* **DIRECTIVE**:
In the listing that follows, retype every line from the first through the one containing "from bokeh.resources import INLINE". Pictures are to be left out.

☆ ☆ ☆

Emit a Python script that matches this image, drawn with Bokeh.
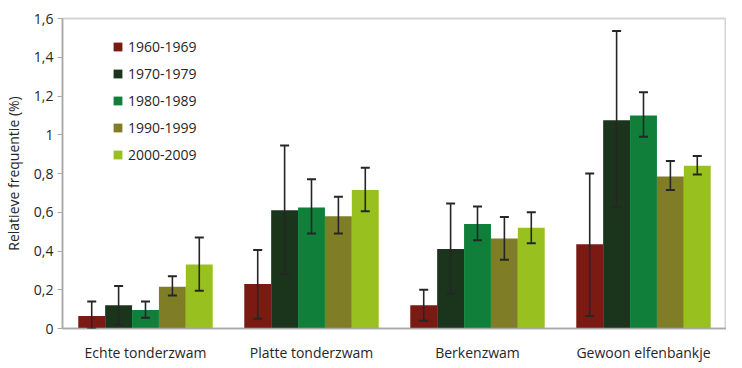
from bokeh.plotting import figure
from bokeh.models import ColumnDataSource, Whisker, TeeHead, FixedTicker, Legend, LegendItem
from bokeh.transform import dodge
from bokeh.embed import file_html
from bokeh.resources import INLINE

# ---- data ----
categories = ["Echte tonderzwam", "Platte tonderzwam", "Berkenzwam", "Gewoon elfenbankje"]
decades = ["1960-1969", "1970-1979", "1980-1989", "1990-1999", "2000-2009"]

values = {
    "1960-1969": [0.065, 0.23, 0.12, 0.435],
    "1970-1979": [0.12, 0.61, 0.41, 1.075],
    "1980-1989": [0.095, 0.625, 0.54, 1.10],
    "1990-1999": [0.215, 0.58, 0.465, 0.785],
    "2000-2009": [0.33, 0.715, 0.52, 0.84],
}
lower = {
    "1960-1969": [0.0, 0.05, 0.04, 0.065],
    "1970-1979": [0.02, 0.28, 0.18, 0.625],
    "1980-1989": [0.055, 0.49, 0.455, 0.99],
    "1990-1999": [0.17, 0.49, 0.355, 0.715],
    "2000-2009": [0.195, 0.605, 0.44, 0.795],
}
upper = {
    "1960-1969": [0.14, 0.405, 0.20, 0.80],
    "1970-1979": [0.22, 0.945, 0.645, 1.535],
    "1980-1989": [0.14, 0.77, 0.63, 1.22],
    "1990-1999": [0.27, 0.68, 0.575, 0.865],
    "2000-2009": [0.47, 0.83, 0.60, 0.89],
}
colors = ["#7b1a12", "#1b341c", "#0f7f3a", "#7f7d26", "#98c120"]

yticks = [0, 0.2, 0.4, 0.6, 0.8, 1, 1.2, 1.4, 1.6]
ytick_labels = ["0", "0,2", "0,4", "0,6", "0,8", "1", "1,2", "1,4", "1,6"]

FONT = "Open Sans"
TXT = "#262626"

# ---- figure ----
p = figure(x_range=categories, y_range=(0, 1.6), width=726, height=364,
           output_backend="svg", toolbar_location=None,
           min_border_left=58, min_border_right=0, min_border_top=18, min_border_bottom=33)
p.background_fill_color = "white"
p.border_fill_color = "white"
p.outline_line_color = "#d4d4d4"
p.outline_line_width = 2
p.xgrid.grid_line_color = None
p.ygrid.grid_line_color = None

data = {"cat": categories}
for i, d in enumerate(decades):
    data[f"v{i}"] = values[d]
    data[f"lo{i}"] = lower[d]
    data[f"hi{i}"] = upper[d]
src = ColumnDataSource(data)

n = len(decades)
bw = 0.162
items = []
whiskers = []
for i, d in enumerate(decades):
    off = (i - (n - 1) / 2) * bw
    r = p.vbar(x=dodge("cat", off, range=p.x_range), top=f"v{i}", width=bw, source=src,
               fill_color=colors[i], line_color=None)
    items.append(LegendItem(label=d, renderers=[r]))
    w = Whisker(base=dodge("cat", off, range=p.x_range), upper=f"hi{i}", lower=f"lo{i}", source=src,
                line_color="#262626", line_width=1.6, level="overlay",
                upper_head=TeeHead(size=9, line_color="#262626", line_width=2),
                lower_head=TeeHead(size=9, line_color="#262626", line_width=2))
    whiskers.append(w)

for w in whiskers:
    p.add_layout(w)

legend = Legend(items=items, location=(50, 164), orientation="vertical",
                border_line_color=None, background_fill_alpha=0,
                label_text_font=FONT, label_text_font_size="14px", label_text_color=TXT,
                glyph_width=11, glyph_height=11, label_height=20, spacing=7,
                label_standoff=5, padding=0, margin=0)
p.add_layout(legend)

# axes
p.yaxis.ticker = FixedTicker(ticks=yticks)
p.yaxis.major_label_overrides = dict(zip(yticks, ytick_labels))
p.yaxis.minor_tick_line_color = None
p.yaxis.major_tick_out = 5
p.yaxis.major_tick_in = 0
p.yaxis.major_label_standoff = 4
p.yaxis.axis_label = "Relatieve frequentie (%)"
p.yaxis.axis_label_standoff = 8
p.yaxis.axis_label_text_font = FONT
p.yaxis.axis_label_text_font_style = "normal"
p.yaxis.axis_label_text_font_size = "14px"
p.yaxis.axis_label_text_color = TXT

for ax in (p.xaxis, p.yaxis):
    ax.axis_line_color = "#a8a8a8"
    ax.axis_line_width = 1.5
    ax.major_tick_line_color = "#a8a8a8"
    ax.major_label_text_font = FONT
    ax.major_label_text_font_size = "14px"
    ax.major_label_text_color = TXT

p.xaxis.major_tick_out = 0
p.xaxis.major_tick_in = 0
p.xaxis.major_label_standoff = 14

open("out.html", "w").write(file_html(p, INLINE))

☆ ☆ ☆

* **PROBLEM SOLUTION**:
Emit a Python script that matches this image, drawn with Bokeh.
from bokeh.plotting import figure
from bokeh.models import ColumnDataSource, Whisker, TeeHead, FixedTicker, Legend, LegendItem
from bokeh.transform import dodge
from bokeh.embed import file_html
from bokeh.resources import INLINE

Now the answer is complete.